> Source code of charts
════════════════════

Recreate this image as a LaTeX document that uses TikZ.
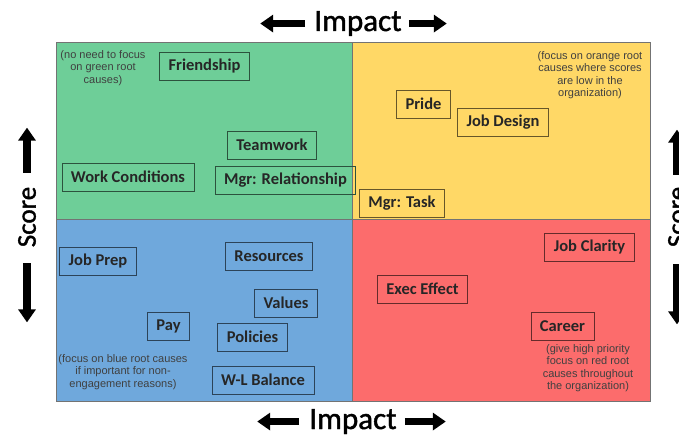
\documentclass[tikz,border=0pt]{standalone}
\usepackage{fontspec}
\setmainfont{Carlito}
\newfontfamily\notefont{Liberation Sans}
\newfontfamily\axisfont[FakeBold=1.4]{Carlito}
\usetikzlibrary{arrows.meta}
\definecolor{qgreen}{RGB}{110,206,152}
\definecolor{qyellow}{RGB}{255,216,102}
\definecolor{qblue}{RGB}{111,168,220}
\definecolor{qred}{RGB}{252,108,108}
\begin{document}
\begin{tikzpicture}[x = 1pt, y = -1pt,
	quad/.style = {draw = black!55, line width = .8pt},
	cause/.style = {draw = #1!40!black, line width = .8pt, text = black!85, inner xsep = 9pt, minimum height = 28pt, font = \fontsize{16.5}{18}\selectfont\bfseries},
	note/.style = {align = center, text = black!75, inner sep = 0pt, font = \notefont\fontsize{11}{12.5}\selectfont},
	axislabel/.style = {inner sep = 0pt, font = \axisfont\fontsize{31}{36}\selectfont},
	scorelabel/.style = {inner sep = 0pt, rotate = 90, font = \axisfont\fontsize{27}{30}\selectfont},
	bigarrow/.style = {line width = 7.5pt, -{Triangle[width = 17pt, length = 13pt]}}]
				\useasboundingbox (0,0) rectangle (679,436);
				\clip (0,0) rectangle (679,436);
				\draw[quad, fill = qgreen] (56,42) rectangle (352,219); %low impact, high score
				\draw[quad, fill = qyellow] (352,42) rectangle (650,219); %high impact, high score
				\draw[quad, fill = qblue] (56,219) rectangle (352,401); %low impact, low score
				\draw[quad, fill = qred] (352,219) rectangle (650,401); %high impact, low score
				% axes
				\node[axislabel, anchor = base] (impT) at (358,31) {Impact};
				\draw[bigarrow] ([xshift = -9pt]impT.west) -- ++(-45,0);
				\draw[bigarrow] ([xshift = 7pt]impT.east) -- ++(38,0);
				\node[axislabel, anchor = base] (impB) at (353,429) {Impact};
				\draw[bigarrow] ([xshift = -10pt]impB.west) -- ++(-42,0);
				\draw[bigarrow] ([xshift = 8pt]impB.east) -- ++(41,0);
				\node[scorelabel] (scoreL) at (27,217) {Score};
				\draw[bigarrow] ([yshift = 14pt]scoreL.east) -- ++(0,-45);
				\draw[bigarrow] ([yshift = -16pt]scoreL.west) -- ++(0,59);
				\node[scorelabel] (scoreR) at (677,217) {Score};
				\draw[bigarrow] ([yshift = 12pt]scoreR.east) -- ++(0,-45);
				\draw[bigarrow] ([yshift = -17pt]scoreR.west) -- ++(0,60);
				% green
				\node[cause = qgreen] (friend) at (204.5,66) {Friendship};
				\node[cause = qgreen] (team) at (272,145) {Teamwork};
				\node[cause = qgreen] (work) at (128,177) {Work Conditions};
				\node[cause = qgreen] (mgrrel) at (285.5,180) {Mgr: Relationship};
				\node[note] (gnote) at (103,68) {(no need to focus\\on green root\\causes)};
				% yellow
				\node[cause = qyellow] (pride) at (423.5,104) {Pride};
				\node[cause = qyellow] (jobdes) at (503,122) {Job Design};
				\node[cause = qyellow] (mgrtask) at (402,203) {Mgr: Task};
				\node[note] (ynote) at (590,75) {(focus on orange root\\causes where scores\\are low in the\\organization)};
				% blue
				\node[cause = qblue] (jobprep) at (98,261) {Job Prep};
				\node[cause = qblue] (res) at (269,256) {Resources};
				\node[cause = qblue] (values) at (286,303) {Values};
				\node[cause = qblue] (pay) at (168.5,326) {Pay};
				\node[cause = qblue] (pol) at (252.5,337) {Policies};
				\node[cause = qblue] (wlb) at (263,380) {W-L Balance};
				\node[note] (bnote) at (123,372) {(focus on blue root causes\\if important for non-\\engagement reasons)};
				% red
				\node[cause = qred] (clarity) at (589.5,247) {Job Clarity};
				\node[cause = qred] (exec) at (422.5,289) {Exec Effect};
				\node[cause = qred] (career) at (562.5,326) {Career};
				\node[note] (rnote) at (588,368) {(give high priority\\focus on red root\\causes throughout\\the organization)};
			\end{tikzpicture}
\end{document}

════════════════════

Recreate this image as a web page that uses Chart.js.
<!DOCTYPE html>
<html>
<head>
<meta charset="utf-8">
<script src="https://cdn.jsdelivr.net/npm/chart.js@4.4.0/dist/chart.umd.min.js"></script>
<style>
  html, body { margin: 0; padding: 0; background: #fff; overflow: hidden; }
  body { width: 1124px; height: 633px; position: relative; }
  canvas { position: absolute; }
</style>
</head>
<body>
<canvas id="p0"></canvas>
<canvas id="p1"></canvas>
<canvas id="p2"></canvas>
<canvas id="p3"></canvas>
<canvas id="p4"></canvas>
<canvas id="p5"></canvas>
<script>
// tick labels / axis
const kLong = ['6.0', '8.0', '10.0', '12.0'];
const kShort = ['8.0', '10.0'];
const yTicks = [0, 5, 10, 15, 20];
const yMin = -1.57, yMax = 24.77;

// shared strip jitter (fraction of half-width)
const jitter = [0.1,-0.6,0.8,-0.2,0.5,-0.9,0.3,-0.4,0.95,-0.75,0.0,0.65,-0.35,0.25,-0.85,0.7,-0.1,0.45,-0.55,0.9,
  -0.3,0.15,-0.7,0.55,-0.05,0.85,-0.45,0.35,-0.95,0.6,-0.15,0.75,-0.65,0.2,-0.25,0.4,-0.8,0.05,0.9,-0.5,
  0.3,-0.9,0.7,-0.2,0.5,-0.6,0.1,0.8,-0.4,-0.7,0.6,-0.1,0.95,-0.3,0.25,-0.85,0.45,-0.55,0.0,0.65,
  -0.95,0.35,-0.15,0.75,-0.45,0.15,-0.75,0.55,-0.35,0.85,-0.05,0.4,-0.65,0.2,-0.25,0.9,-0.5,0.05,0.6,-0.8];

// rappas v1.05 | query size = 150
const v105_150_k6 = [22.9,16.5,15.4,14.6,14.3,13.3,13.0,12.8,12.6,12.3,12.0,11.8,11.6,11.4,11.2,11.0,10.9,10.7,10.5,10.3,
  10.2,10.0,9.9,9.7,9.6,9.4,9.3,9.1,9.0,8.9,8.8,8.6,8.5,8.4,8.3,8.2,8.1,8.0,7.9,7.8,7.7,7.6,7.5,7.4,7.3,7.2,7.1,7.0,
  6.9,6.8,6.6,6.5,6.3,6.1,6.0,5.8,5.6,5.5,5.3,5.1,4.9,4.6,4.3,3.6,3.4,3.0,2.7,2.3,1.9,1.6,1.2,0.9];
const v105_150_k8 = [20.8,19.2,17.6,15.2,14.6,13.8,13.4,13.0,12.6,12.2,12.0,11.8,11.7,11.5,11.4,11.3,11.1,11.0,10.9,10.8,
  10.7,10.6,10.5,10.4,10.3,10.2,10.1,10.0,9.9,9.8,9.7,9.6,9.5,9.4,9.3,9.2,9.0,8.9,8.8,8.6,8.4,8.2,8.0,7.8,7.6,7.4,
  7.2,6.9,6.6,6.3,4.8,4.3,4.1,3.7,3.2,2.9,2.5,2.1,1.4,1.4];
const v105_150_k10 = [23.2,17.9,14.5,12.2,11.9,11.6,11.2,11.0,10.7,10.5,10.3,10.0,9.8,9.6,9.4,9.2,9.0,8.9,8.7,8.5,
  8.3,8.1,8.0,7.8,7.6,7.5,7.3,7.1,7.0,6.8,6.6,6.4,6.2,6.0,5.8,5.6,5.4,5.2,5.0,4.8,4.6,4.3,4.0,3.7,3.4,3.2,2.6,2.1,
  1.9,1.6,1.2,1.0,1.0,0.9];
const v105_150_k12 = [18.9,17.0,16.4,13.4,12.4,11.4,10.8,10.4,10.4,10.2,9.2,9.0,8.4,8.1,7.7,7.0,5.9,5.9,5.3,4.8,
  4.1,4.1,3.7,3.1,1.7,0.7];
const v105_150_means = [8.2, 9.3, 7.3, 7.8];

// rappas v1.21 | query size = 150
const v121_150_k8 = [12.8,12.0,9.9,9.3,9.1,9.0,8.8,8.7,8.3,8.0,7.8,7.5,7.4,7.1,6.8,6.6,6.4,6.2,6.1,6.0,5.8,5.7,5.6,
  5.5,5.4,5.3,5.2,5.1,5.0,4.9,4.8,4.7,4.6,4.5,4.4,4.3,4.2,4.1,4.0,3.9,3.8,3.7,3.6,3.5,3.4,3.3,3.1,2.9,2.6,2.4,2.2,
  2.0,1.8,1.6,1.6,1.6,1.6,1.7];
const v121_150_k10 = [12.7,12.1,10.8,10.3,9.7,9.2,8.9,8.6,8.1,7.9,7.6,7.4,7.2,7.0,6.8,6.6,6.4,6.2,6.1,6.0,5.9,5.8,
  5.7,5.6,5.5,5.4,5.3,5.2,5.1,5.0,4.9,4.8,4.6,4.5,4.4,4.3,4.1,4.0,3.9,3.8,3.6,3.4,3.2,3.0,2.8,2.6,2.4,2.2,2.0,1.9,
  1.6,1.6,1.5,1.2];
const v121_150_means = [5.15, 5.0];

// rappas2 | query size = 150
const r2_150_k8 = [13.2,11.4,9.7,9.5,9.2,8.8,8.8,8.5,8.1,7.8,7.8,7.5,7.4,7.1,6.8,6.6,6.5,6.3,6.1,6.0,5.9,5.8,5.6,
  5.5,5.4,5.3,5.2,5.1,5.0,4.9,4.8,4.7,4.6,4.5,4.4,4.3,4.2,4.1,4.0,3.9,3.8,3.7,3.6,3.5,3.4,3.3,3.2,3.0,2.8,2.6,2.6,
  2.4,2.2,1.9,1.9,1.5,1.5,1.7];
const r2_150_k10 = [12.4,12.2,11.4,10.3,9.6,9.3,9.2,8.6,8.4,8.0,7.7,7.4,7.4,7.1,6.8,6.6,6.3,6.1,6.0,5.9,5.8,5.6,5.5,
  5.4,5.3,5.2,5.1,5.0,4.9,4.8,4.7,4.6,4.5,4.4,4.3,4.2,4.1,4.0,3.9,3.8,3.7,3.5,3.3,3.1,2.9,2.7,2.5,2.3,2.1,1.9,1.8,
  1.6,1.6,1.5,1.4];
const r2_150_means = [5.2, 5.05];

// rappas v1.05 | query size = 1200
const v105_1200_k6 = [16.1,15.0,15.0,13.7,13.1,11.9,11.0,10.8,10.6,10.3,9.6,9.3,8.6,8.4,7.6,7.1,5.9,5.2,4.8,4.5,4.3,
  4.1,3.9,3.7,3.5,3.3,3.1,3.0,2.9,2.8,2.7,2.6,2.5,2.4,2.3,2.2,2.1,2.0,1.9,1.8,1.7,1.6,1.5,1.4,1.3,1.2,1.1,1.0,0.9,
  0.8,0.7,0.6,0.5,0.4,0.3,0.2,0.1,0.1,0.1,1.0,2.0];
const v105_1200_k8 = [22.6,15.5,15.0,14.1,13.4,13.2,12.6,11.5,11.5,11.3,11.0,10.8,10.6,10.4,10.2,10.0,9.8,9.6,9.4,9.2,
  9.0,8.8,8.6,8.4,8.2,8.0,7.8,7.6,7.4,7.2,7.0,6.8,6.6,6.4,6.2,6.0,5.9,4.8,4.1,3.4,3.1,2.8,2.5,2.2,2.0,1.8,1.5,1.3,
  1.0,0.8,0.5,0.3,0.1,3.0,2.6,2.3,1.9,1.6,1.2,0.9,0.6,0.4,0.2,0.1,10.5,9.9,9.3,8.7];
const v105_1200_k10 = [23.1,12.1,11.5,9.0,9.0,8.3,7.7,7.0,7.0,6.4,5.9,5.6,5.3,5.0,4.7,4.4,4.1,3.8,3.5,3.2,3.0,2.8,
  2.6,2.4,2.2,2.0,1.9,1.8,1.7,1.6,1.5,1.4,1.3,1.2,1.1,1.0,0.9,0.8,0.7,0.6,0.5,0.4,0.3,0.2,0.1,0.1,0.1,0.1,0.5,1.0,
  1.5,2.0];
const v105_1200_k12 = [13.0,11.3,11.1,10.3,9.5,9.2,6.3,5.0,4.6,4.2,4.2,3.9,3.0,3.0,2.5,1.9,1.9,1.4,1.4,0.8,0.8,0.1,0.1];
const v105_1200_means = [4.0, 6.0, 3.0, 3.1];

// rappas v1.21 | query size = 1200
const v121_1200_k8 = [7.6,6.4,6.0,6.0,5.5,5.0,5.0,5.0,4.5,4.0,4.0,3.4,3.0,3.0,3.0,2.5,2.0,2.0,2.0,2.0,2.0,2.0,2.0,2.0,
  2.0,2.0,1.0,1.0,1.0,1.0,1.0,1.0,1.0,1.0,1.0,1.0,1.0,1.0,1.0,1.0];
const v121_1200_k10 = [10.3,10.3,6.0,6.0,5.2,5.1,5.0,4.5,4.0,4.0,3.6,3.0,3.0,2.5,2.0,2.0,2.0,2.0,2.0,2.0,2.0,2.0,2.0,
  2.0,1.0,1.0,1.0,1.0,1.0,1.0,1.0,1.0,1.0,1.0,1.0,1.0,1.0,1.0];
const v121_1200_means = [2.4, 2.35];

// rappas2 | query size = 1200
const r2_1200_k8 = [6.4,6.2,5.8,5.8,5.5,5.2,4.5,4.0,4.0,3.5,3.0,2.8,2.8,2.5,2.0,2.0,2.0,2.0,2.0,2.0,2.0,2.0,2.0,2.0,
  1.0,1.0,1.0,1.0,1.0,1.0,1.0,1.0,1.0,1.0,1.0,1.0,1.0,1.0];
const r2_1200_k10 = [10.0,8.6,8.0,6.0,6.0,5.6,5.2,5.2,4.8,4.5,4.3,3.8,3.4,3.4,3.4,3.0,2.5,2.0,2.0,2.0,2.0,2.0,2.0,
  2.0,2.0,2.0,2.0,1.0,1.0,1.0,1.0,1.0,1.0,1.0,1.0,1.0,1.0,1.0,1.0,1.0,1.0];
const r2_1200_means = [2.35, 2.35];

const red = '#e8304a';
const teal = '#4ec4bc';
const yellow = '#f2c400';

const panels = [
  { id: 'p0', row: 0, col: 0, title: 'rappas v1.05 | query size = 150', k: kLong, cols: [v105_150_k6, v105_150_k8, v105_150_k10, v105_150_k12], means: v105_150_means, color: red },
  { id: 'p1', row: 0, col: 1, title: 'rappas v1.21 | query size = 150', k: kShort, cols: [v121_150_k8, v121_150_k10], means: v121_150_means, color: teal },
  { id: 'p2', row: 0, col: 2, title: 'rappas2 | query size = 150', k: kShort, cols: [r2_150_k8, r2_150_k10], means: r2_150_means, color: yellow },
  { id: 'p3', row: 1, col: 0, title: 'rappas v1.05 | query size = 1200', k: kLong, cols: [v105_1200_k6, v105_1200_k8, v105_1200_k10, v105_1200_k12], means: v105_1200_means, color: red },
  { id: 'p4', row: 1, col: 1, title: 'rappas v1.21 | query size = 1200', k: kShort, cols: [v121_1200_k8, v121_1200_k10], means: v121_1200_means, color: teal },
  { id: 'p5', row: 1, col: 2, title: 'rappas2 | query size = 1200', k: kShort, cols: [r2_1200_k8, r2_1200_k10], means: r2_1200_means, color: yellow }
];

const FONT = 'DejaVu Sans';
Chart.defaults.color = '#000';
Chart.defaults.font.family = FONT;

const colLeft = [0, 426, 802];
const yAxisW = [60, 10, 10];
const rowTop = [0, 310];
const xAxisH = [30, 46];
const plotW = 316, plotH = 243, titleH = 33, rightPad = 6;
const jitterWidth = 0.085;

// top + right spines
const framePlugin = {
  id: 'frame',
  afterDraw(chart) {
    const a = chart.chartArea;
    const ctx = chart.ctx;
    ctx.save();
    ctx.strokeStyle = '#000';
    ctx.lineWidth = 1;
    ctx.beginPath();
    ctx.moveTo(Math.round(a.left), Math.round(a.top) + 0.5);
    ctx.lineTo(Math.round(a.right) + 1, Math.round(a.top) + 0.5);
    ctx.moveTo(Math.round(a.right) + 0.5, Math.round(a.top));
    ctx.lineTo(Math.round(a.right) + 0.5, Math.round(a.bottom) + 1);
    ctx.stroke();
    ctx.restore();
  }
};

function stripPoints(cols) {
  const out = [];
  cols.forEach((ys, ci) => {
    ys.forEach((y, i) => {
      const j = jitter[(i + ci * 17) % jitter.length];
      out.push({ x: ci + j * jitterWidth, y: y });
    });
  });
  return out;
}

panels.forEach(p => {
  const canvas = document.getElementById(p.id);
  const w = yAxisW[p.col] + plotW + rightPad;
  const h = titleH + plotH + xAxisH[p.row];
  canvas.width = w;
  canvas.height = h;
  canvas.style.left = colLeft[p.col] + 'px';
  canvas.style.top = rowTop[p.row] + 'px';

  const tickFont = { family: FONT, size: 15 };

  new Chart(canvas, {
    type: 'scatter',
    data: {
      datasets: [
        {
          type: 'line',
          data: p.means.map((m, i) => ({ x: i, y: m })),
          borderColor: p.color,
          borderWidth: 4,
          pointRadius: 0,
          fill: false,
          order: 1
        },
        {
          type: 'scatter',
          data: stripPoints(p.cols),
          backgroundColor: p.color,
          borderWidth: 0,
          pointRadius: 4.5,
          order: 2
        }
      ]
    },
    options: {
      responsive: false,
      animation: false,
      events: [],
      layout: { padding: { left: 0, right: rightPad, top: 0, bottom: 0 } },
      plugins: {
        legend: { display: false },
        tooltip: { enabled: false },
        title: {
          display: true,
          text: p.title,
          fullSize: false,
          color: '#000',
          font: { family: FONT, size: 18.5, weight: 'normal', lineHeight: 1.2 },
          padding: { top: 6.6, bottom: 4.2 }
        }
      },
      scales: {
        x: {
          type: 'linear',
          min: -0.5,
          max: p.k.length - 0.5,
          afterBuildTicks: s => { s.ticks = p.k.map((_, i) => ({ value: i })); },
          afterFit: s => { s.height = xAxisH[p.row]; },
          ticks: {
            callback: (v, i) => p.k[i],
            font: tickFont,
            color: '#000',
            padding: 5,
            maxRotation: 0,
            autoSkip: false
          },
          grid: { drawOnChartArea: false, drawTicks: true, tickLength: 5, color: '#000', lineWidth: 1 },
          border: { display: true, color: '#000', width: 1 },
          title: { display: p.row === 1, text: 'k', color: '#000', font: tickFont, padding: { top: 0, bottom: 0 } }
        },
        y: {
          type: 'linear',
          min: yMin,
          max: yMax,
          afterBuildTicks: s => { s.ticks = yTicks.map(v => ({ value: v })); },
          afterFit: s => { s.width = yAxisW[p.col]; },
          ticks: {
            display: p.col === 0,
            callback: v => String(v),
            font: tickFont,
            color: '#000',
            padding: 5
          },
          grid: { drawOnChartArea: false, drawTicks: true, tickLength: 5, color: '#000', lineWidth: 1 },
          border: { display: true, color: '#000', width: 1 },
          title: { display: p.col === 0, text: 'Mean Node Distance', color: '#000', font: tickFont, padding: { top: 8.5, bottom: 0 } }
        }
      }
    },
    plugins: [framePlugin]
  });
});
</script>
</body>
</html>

════════════════════

> TASK STATEMENT
Each line that holds the word "Recreate" should be extracted from the records.

> ANSWER TO THIS PROBLEM
Recreate this image as a LaTeX document that uses TikZ.
Recreate this image as a web page that uses Chart.js.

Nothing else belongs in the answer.